I started riding down and straight away I started passing people who were walking down. It was fairly steep, but not unrideable. I picked my way through the rocks eventually reaching a doubletrack and started climbing again. I passed a quick Belgian that I had been speaking to quite a bit called Ellias who was walking with his bike. His face was all cut up and he could hardly walk, he had obviously had a bad crash. I got off my bike and checked he was OK, which he insisted he was. I felt terrible, but I carried on riding. I wasn’t the first to pass him and I was no where near the last. I just hoped he would make it to the next checkpoint which was a few km’s away. A little later I passed a medic station, they already knew about him and were expecting him. They also let me know that the stage was being shortened by 15km, which was a sensible thing to do but it was still a 15km ride away.
After a bit more riding I passed a guy who was ahead of me in the race and I had been chasing for days and days.

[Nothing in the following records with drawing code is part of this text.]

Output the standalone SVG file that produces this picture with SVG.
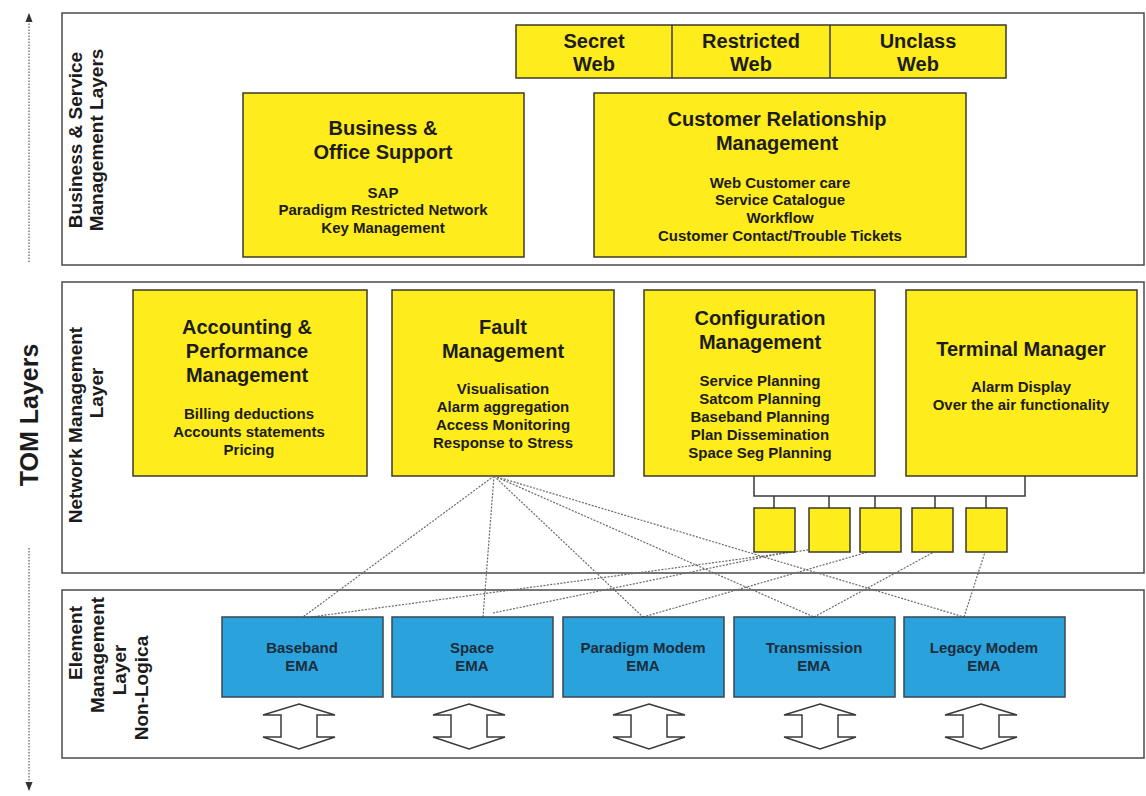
<svg xmlns="http://www.w3.org/2000/svg" width="1146" height="796" viewBox="0 0 1146 796">
<defs>
<style>
.panel{fill:#fff;stroke:#4a4a4a;stroke-width:1.5}
.yb{fill:#ffec1c;stroke:#3d3a2a;stroke-width:1.5}
.bb{fill:#2aa3dc;stroke:#3a4650;stroke-width:1.5}
.t{font-family:"Liberation Sans",Arial,sans-serif;font-weight:bold;text-anchor:middle;fill:#1c1c1c}
.title{font-size:20px}
.sub{font-size:15px}
.ema{font-size:15px;fill:#1d2c3c}
.lab{font-size:19px}
.tom{font-size:25px}
.dot{fill:none;stroke:#5a5a5a;stroke-width:1.2;stroke-dasharray:1.5 1.5}
.con{fill:none;stroke:#6a6a6a;stroke-width:1.2;stroke-dasharray:2 1.4}
.br{fill:none;stroke:#3a3a3a;stroke-width:1.5}
.arr{fill:#fff;stroke:#3a3a3a;stroke-width:1.5;stroke-linejoin:miter}
</style>
<marker id="ah" viewBox="0 0 10 10" refX="9" refY="5" markerWidth="9" markerHeight="9" orient="auto" markerUnits="userSpaceOnUse">
<path d="M0,1 L10,5 L0,9 Z" fill="#333"/>
</marker>
<polygon id="dbl" class="arr" points="0,0 36,11 18,11 18,33 36,33 0,45 -36,33 -18,33 -18,11 -36,11"/>
</defs>

<g id="axis">
<line class="dot" x1="29" y1="262" x2="29" y2="14" marker-end="url(#ah)"/>
<line class="dot" x1="29" y1="548" x2="29" y2="790" marker-end="url(#ah)"/>
<text class="t tom" transform="translate(38,415) rotate(-90)">TOM Layers</text>
</g>

<g id="layer-business">
<rect class="panel" x="62" y="13" width="1082" height="252"/>
<text class="t lab" transform="translate(82,140) rotate(-90)">Business &amp; Service</text>
<text class="t lab" transform="translate(103,140) rotate(-90)">Management Layers</text>
</g>
<g id="layer-network">
<rect class="panel" x="62" y="282" width="1082" height="291"/>
<text class="t lab" transform="translate(82,425) rotate(-90)">Network Management</text>
<text class="t lab" transform="translate(103,393) rotate(-90)">Layer</text>
</g>
<g id="layer-element">
<rect class="panel" x="62" y="590" width="1082" height="168"/>
<text class="t lab" transform="translate(82,643) rotate(-90)">Element</text>
<text class="t lab" transform="translate(104,655) rotate(-90)">Management</text>
<text class="t lab" transform="translate(126,670) rotate(-90)">Layer</text>
<text class="t lab" transform="translate(148,688) rotate(-90)">Non-Logica</text>
</g>

<g id="web">
<rect class="yb" x="516" y="25" width="490" height="53"/>
<line class="br" x1="672" y1="25" x2="672" y2="78"/>
<line class="br" x1="830" y1="25" x2="830" y2="78"/>
<text class="t title" x="594" y="48">Secret</text>
<text class="t title" x="594" y="71">Web</text>
<text class="t title" x="751" y="48">Restricted</text>
<text class="t title" x="751" y="71">Web</text>
<text class="t title" x="918" y="48">Unclass</text>
<text class="t title" x="918" y="71">Web</text>
</g>

<g id="bos">
<rect class="yb" x="243" y="93" width="281" height="164"/>
<text class="t title" x="383" y="135">Business &amp;</text>
<text class="t title" x="383" y="159">Office Support</text>
<text class="t sub" x="383" y="198">SAP</text>
<text class="t sub" x="383" y="215">Paradigm Restricted Network</text>
<text class="t sub" x="383" y="233">Key Management</text>
</g>

<g id="crm">
<rect class="yb" x="594" y="93" width="372" height="164"/>
<text class="t title" x="777" y="126">Customer Relationship</text>
<text class="t title" x="777" y="150">Management</text>
<text class="t sub" x="780" y="188">Web Customer care</text>
<text class="t sub" x="780" y="205">Service Catalogue</text>
<text class="t sub" x="780" y="223">Workflow</text>
<text class="t sub" x="780" y="241">Customer Contact/Trouble Tickets</text>
</g>

<g id="acc">
<rect class="yb" x="133" y="290" width="234" height="186"/>
<text class="t title" x="247" y="334">Accounting &amp;</text>
<text class="t title" x="247" y="358">Performance</text>
<text class="t title" x="247" y="382">Management</text>
<text class="t sub" x="249" y="419">Billing deductions</text>
<text class="t sub" x="249" y="437">Accounts statements</text>
<text class="t sub" x="249" y="455">Pricing</text>
</g>

<g id="fault">
<rect class="yb" x="392" y="290" width="222" height="186"/>
<text class="t title" x="503" y="334">Fault</text>
<text class="t title" x="503" y="358">Management</text>
<text class="t sub" x="503" y="394">Visualisation</text>
<text class="t sub" x="503" y="412">Alarm aggregation</text>
<text class="t sub" x="503" y="430">Access Monitoring</text>
<text class="t sub" x="503" y="448">Response to Stress</text>
</g>

<g id="config">
<rect class="yb" x="644" y="290" width="231" height="186"/>
<text class="t title" x="760" y="325">Configuration</text>
<text class="t title" x="760" y="349">Management</text>
<text class="t sub" x="760" y="386">Service Planning</text>
<text class="t sub" x="760" y="404">Satcom Planning</text>
<text class="t sub" x="760" y="422">Baseband Planning</text>
<text class="t sub" x="760" y="440">Plan Dissemination</text>
<text class="t sub" x="760" y="458">Space Seg Planning</text>
</g>

<g id="terminal">
<rect class="yb" x="906" y="290" width="231" height="186"/>
<text class="t title" x="1021" y="356">Terminal Manager</text>
<text class="t sub" x="1021" y="392">Alarm Display</text>
<text class="t sub" x="1021" y="410">Over the air functionality</text>
</g>

<g id="connectors">
<path class="br" d="M754,476 V496 H1025 V476 M774,496 V508 M829,496 V508 M875,496 V508 M935,496 V508 M986,496 V508"/>
<line class="con" x1="494" y1="476" x2="303" y2="617"/>
<line class="con" x1="494" y1="476" x2="483" y2="617"/>
<line class="con" x1="494" y1="476" x2="643" y2="617"/>
<line class="con" x1="494" y1="476" x2="814" y2="617"/>
<line class="con" x1="494" y1="476" x2="964" y2="617"/>
<line class="con" x1="311" y1="617" x2="837" y2="546"/>
<line class="con" x1="493" y1="613" x2="788" y2="552"/>
<line class="con" x1="643" y1="617" x2="868" y2="552"/>
<line class="con" x1="814" y1="617" x2="934" y2="552"/>
<line class="con" x1="964" y1="617" x2="985" y2="552"/>
</g>

<g id="sq1"><rect class="yb" x="754" y="508" width="41" height="44"/></g>
<g id="sq2"><rect class="yb" x="809" y="508" width="41" height="44"/></g>
<g id="sq3"><rect class="yb" x="860" y="508" width="41" height="44"/></g>
<g id="sq4"><rect class="yb" x="912" y="508" width="41" height="44"/></g>
<g id="sq5"><rect class="yb" x="966" y="508" width="41" height="44"/></g>

<g id="ema-baseband">
<rect class="bb" x="222" y="617" width="161" height="80"/>
<text class="t ema" x="302" y="653">Baseband</text>
<text class="t ema" x="302" y="671">EMA</text>
<use href="#dbl" x="299" y="704"/>
</g>
<g id="ema-space">
<rect class="bb" x="392" y="617" width="161" height="80"/>
<text class="t ema" x="472" y="653">Space</text>
<text class="t ema" x="472" y="671">EMA</text>
<use href="#dbl" x="469" y="704"/>
</g>
<g id="ema-paradigm">
<rect class="bb" x="563" y="617" width="161" height="80"/>
<text class="t ema" x="643" y="653">Paradigm Modem</text>
<text class="t ema" x="643" y="671">EMA</text>
<use href="#dbl" x="649" y="704"/>
</g>
<g id="ema-transmission">
<rect class="bb" x="734" y="617" width="161" height="80"/>
<text class="t ema" x="814" y="653">Transmission</text>
<text class="t ema" x="814" y="671">EMA</text>
<use href="#dbl" x="820" y="704"/>
</g>
<g id="ema-legacy">
<rect class="bb" x="904" y="617" width="161" height="80"/>
<text class="t ema" x="984" y="653">Legacy Modem</text>
<text class="t ema" x="984" y="671">EMA</text>
<use href="#dbl" x="981" y="704"/>
</g>
</svg>
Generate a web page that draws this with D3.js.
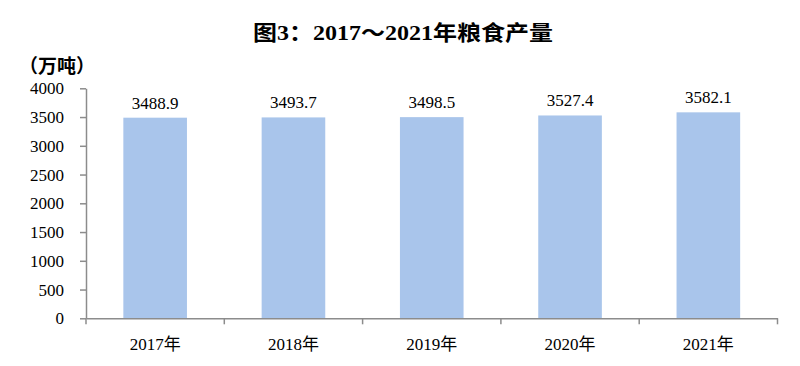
<!DOCTYPE html>
<html>
<head>
<meta charset="utf-8">
<script src="https://cdn.jsdelivr.net/npm/d3@7"></script>
<style>
  body { margin: 0; background: #fff; }
  text { font-family: "Liberation Serif", "Noto Sans CJK SC", serif; }
</style>
</head>
<body>
<svg id="chart" width="800" height="366"></svg>
<script>
var years = ["2017年", "2018年", "2019年", "2020年", "2021年"];
var output = [3488.9, 3493.7, 3498.5, 3527.4, 3582.1];
var yTicks = [0, 500, 1000, 1500, 2000, 2500, 3000, 3500, 4000];

var svg = d3.select("#chart");

var x = d3.scaleBand()
    .domain(years)
    .range([86, 777.5])
    .paddingInner(0.54)
    .paddingOuter(0.27);

var y = d3.scaleLinear()
    .domain([0, 4000])
    .range([318.3, 88.3]);

// title
svg.append("text")
    .attr("x", 253)
    .attr("y", 40)
    .attr("textLength", 300)
    .attr("lengthAdjust", "spacingAndGlyphs")
    .style("font-size", "21px")
    .style("font-weight", "bold")
    .text("图3：2017～2021年粮食产量");

// unit
svg.append("text")
    .attr("x", 19)
    .attr("y", 73)
    .style("font-size", "19px")
    .style("font-weight", "bold")
    .style("font-family", "Noto Sans CJK SC")
    .text("（万吨）");

// bars
svg.selectAll("rect.bar")
    .data(output)
    .enter().append("rect")
    .attr("class", "bar")
    .attr("x", function(d, i) { return x(years[i]); })
    .attr("width", x.bandwidth())
    .attr("y", function(d) { return y(d); })
    .attr("height", function(d) { return y(0) - y(d); })
    .style("fill", "#a9c5eb");

// value labels
svg.selectAll("text.val")
    .data(output)
    .enter().append("text")
    .attr("class", "val")
    .attr("x", function(d, i) { return x(years[i]) + x.bandwidth() / 2; })
    .attr("y", function(d) { return y(d) - 9; })
    .attr("text-anchor", "middle")
    .style("font-size", "17px")
    .text(function(d) { return d.toFixed(1); });

// y axis
var yAxis = svg.append("g")
    .attr("transform", "translate(86,0)")
    .call(d3.axisLeft(y).tickValues(yTicks).tickFormat(d3.format("d"))
        .tickSize(6).tickPadding(16).tickSizeOuter(0));
yAxis.selectAll("text").style("font-size", "17px").style("fill", "#000");

// x axis
var xAxis = svg.append("g")
    .attr("transform", "translate(0,318.3)")
    .call(d3.axisBottom(x).tickSize(0).tickPadding(20).tickSizeOuter(0));
xAxis.selectAll("text").style("font-size", "17px").style("fill", "#000");

// category boundary ticks
var bounds = years.map(function(c) { return x(c) - x.step() * x.paddingInner() / 2; });
bounds.push(777.5);
xAxis.selectAll("line.bound")
    .data(bounds)
    .enter().append("line")
    .attr("class", "bound")
    .attr("x1", function(d) { return d; })
    .attr("x2", function(d) { return d; })
    .attr("y1", 0)
    .attr("y2", 6);

svg.selectAll(".domain, .tick line, line.bound")
    .style("stroke", "#8c8c8c")
    .style("stroke-width", 1.5);
</script>
</body>
</html>
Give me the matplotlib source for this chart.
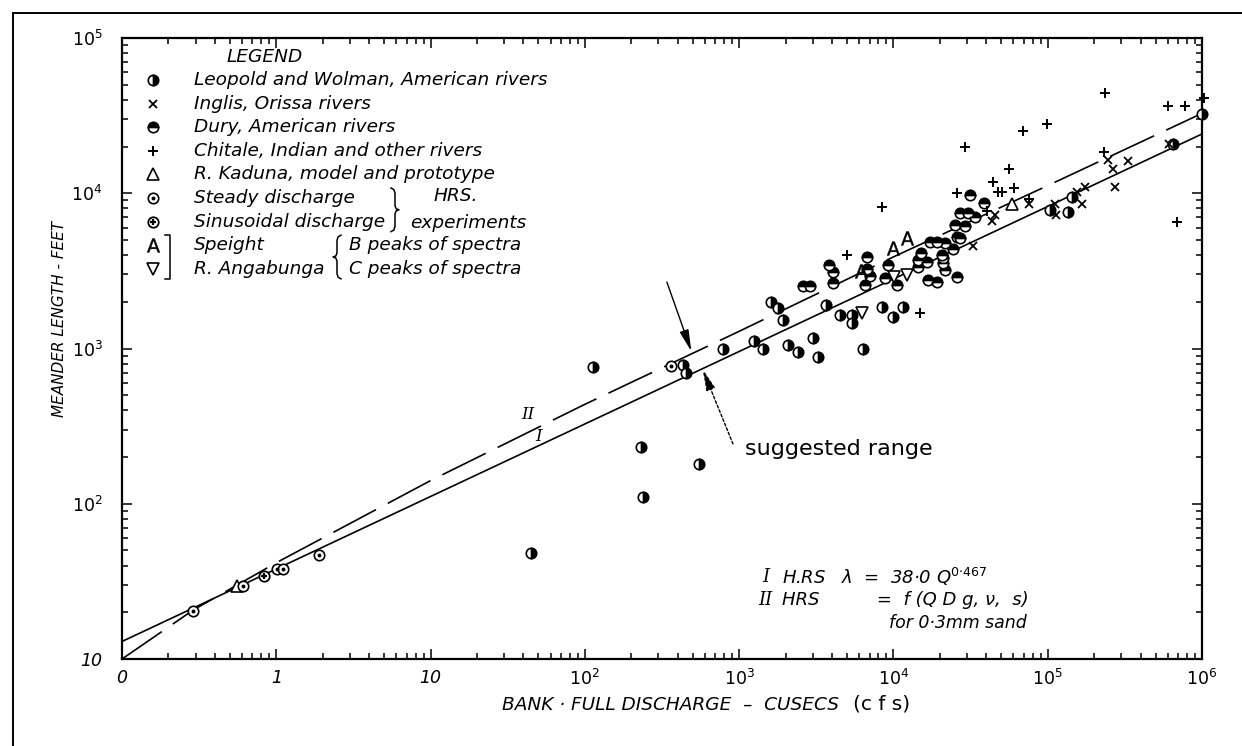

It gave me a big boost and I pushed a little harder, although he stuck to my wheel and passed me back. The track was undulating and parts were too steep and rocky to ride, he would run a bit so I did the same – we were racing and I started to feel brilliant. I pushed harder and dropped him on a fast downhill section. I kept pedaling hard and tried to pull out whatever I could time wise. The course went up and down quite a bit, through some open singletrack and then into a forest where the track was new and muddy. It was a real grind and hard to pedal, although I knew we were close to the checkpoint so kept pushing. I was wishing for some nice technical singletrack downhill, as that is where I seem to make up the most time on just about all the riders. It took a while to come, but I did eventually reach some and what a descent it was! Not quite singletrack, but super rocky and steep with lots of drops and really slippery. It was a challenge to ride, but much quicker than walking down. I was loving it and rode it all pretty well, passing more people on the way down and eventually hit the bottom where the stage timing ended. It was just a steady 6km pedal uphill to the base camp where Ben was waiting. He is a massive help on any day, but in such crap weather he is even more important. I was able to get a shower and clean myself while he saw to the bike and checked it all over. Amazingly all that was needed, other than a good clean was a fresh set of brake pads – the Rocky Mountain Element is amazing me every day with what it ride and how it deals with all the punishment.
Tomorrow the forecast is dry, but the stage looks really tough. There might also be a few mines to ride through, so I’ll be needing my Exposure Lights Diablo that I have brought. Fun times!